Regardless of the reason there was a reason why we didn’t make it. Either we didn’t live up to each other expectation; we hurt one another or didn’t feel appreciated. I’m not saying that all goodbyes are permanent; but in this case I’m not turning back to allow you to have the satisfaction of getting whatever it is that they want.

"Back then they didn’t want me...now I’m hot, they all on me."

an understanding of myself

Those who know me know that I am a very conservative person when it comes to my feelings towards another person. I keep everything hidden and undercover so that when worst comes to worst I would be able to hide how much I am hurting. But I realized with all this growing that I am doing and me trying to move on with everything that may have happened in the past it is time for me to let everything go. I have come to a point in my life where I realize that I should be happy because I deserve it. I shouldn't’t still be hurting from the things that have occurred in the past. I learned to let go and move on, I learned to be a better person-a better woman. I see myself much happier these days because I have learned to understand myself-I was so good at hiding my feelings that I realized that I was hiding them from myself as well. With that being said its time to close that chapter and that book and say my farewells.

Growth

Okay so its 3:40am and I am still awake listening to music and writing. There is just something about the nighttime that allows me to express exactly what it is that I am feeling. So much has been going on and honestly I am surprised at the way that I have been dealing with it. I have been very calm and able to keep my composure. Lately, I have been noticing my growth. Physically, emotionally and mentally. I am evolving into a woman. The little things that used to bother me I am an now able to ignore and realize that it doesn’t take much to walk away. I have learned to look at things in a mature perspective. I learned to think before I act and speak. I am becoming a better me for myself and the world to enjoy and I have full control of it. I guess it the whole leaving my teen years behind that has me thinking like this….but I like it. Even the growth of my mind is astounding to others and I must admit that college had a lot to do with it. The inside of the classroom aspect is not the only thing that I am speaking of but also the social life. I believed that I learned more about life outside of the classroom than inside. I have learned things that I wouldn’t have be able to learn elsewhere. I am truly thankful for the many things that I have learned throughout the years and the growth of my mind. I just wish the rest of the world was growing with me.

Monday, July 20, 2009

Still Closer than ever




Love && I

So they say when I fall in love it will hit me hard.
They say I’m the toughest girl they ever knew who fought love.
Love didn’t know how to treat me and
we didn’t get along so I couldn’t stay.
I move out and left town.
Love said they would never hurt me and that was a lie,
love said they will always be around through the good and bad,
that was another lie.
We just weren’t connected the way we used to be when we first met.
Love cheated on me
another thing they said they would never do-
it tired it’s hardest to break me down and it almost won
but I had to fight back.

Saturday, July 18, 2009

Words of a Great Poet



The human heart is so delicate and sensitive that it always needs some tangible encouragement to prevent it from faltering in its labor. The human heart is so robust , so tough, that once encouraged it beats it rhythm with a loud unswerving insistency. One thing that encourages the heart is music . Throughout the ages we have created songs to grow on and to live by. We Americans have created music to embolden the hearts and inspire the spirits of people all over the world.

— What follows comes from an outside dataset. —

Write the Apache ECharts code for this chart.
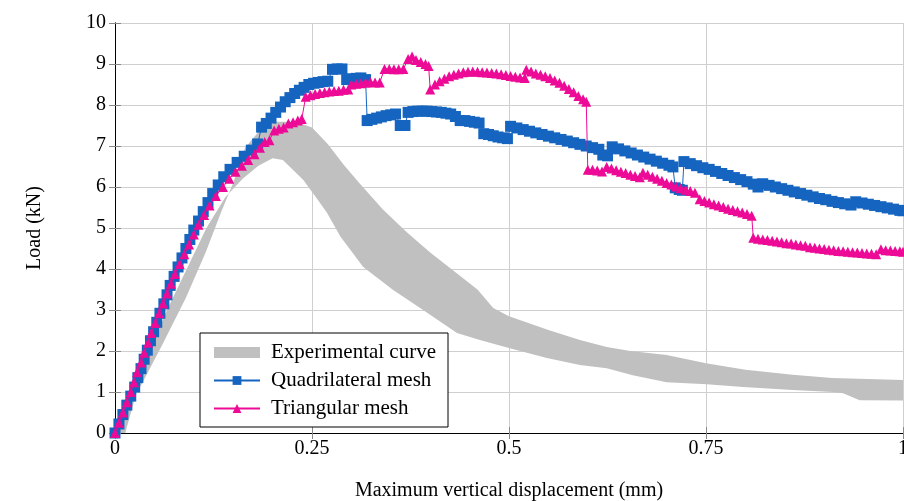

-From Letter to My Daughter


Friday, July 10, 2009

MJJ


Because you touched so many lives we must celebrate you instead of being saddened by what has occurred. I hope that you have peace where you are now.

Thursday, July 9, 2009

Little things

It’s the little things that she cherishes the most.

Watching the sunset and sunrise with you.

Getting a "good morning" text every morning which puts a smile on her face.

It’s the little things that she admires the most.

The fact that she could tell you hundreds of things and

you remember everything that she says.

You’re simply just a sweetheart.

It’s the little things that she loves the most.

The little things like you knowing when she needs a hug.

Or how you would randomly plant a kiss on her forehead.

It’s just the little things that make you captivate her heart.


She is writing this while he is asleep on her shoulder.

Monday, July 6, 2009

<3

A family like no other
Through all the tears.....laughter...jokes...trips...pictures...videos...and of course drinks....

We continue to stand strong as a family through it all. Its the little things in life that we take for granted-family being one of them.
Though we had some bad times...the good times overshadow them, and through it all I will always love my family.
Because


We are the perfect mix with a little twist.